-- Start RECORDED INFORMATION --

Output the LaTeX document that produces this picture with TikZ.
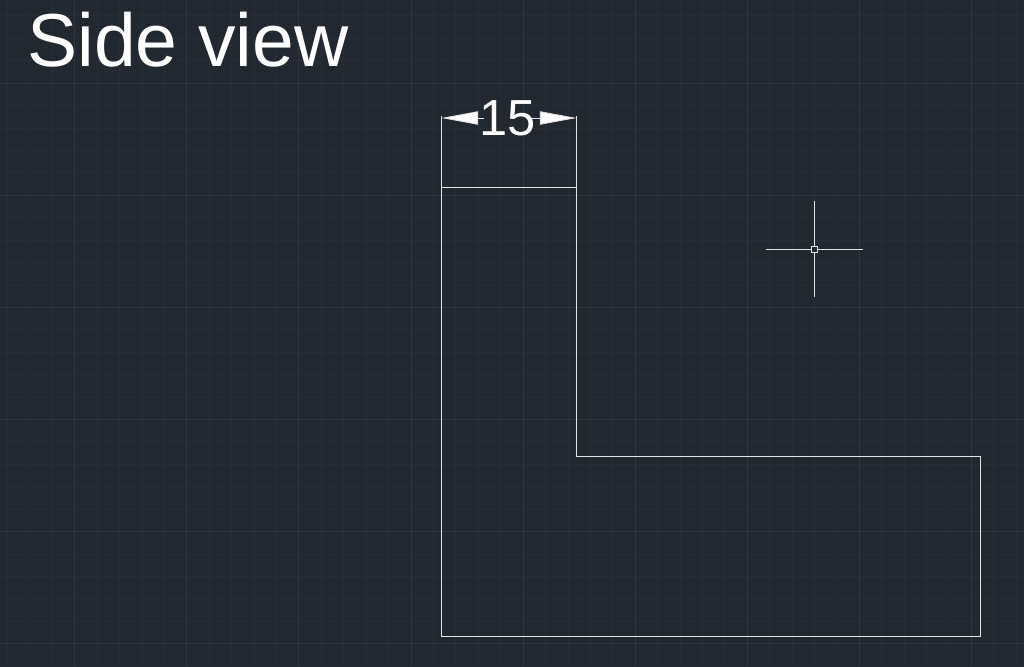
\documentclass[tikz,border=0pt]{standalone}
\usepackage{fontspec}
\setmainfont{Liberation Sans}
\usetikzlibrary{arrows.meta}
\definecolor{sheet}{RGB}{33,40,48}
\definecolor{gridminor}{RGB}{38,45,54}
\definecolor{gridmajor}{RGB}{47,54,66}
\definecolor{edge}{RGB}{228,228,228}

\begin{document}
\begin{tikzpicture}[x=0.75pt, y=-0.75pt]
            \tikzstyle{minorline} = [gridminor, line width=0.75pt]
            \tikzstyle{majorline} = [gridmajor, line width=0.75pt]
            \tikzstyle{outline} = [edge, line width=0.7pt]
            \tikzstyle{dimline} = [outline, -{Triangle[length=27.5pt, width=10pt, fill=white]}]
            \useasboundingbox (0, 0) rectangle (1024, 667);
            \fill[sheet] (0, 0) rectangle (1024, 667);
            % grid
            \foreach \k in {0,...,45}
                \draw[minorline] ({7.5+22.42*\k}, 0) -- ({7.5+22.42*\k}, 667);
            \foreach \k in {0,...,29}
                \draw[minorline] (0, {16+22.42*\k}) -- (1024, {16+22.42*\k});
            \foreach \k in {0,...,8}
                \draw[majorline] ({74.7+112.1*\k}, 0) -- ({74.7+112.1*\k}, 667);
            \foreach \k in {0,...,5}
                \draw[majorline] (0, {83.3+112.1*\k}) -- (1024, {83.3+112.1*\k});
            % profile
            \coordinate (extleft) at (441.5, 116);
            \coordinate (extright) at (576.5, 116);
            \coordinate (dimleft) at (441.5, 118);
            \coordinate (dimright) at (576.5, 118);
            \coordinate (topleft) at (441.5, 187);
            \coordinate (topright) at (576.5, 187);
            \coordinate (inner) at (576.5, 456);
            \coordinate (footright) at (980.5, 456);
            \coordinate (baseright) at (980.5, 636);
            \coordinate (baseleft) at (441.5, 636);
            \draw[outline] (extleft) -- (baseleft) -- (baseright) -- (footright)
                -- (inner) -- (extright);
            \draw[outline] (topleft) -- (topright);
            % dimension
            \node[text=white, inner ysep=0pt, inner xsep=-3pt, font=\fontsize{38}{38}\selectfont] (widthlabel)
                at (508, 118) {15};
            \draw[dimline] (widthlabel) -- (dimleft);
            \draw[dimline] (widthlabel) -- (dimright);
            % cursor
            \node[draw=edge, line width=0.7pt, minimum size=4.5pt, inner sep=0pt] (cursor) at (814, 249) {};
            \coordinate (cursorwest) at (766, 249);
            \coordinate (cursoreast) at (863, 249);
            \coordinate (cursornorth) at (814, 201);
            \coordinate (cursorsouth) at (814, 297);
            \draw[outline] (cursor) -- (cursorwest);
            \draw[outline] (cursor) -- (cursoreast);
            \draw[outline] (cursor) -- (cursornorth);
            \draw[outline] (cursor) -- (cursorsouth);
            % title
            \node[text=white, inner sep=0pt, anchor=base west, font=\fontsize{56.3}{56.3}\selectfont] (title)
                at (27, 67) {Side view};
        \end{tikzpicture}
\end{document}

-- End RECORDED INFORMATION --

- [WHAT IS ASKED] Transcribe the full listing above exactly, with the images removed.

- [CORRECT ANSWER]
Output the LaTeX document that produces this picture with TikZ.
\documentclass[tikz,border=0pt]{standalone}
\usepackage{fontspec}
\setmainfont{Liberation Sans}
\usetikzlibrary{arrows.meta}
\definecolor{sheet}{RGB}{33,40,48}
\definecolor{gridminor}{RGB}{38,45,54}
\definecolor{gridmajor}{RGB}{47,54,66}
\definecolor{edge}{RGB}{228,228,228}

\begin{document}
\begin{tikzpicture}[x=0.75pt, y=-0.75pt]
            \tikzstyle{minorline} = [gridminor, line width=0.75pt]
            \tikzstyle{majorline} = [gridmajor, line width=0.75pt]
            \tikzstyle{outline} = [edge, line width=0.7pt]
            \tikzstyle{dimline} = [outline, -{Triangle[length=27.5pt, width=10pt, fill=white]}]
            \useasboundingbox (0, 0) rectangle (1024, 667);
            \fill[sheet] (0, 0) rectangle (1024, 667);
            % grid
            \foreach \k in {0,...,45}
                \draw[minorline] ({7.5+22.42*\k}, 0) -- ({7.5+22.42*\k}, 667);
            \foreach \k in {0,...,29}
                \draw[minorline] (0, {16+22.42*\k}) -- (1024, {16+22.42*\k});
            \foreach \k in {0,...,8}
                \draw[majorline] ({74.7+112.1*\k}, 0) -- ({74.7+112.1*\k}, 667);
            \foreach \k in {0,...,5}
                \draw[majorline] (0, {83.3+112.1*\k}) -- (1024, {83.3+112.1*\k});
            % profile
            \coordinate (extleft) at (441.5, 116);
            \coordinate (extright) at (576.5, 116);
            \coordinate (dimleft) at (441.5, 118);
            \coordinate (dimright) at (576.5, 118);
            \coordinate (topleft) at (441.5, 187);
            \coordinate (topright) at (576.5, 187);
            \coordinate (inner) at (576.5, 456);
            \coordinate (footright) at (980.5, 456);
            \coordinate (baseright) at (980.5, 636);
            \coordinate (baseleft) at (441.5, 636);
            \draw[outline] (extleft) -- (baseleft) -- (baseright) -- (footright)
                -- (inner) -- (extright);
            \draw[outline] (topleft) -- (topright);
            % dimension
            \node[text=white, inner ysep=0pt, inner xsep=-3pt, font=\fontsize{38}{38}\selectfont] (widthlabel)
                at (508, 118) {15};
            \draw[dimline] (widthlabel) -- (dimleft);
            \draw[dimline] (widthlabel) -- (dimright);
            % cursor
            \node[draw=edge, line width=0.7pt, minimum size=4.5pt, inner sep=0pt] (cursor) at (814, 249) {};
            \coordinate (cursorwest) at (766, 249);
            \coordinate (cursoreast) at (863, 249);
            \coordinate (cursornorth) at (814, 201);
            \coordinate (cursorsouth) at (814, 297);
            \draw[outline] (cursor) -- (cursorwest);
            \draw[outline] (cursor) -- (cursoreast);
            \draw[outline] (cursor) -- (cursornorth);
            \draw[outline] (cursor) -- (cursorsouth);
            % title
            \node[text=white, inner sep=0pt, anchor=base west, font=\fontsize{56.3}{56.3}\selectfont] (title)
                at (27, 67) {Side view};
        \end{tikzpicture}
\end{document}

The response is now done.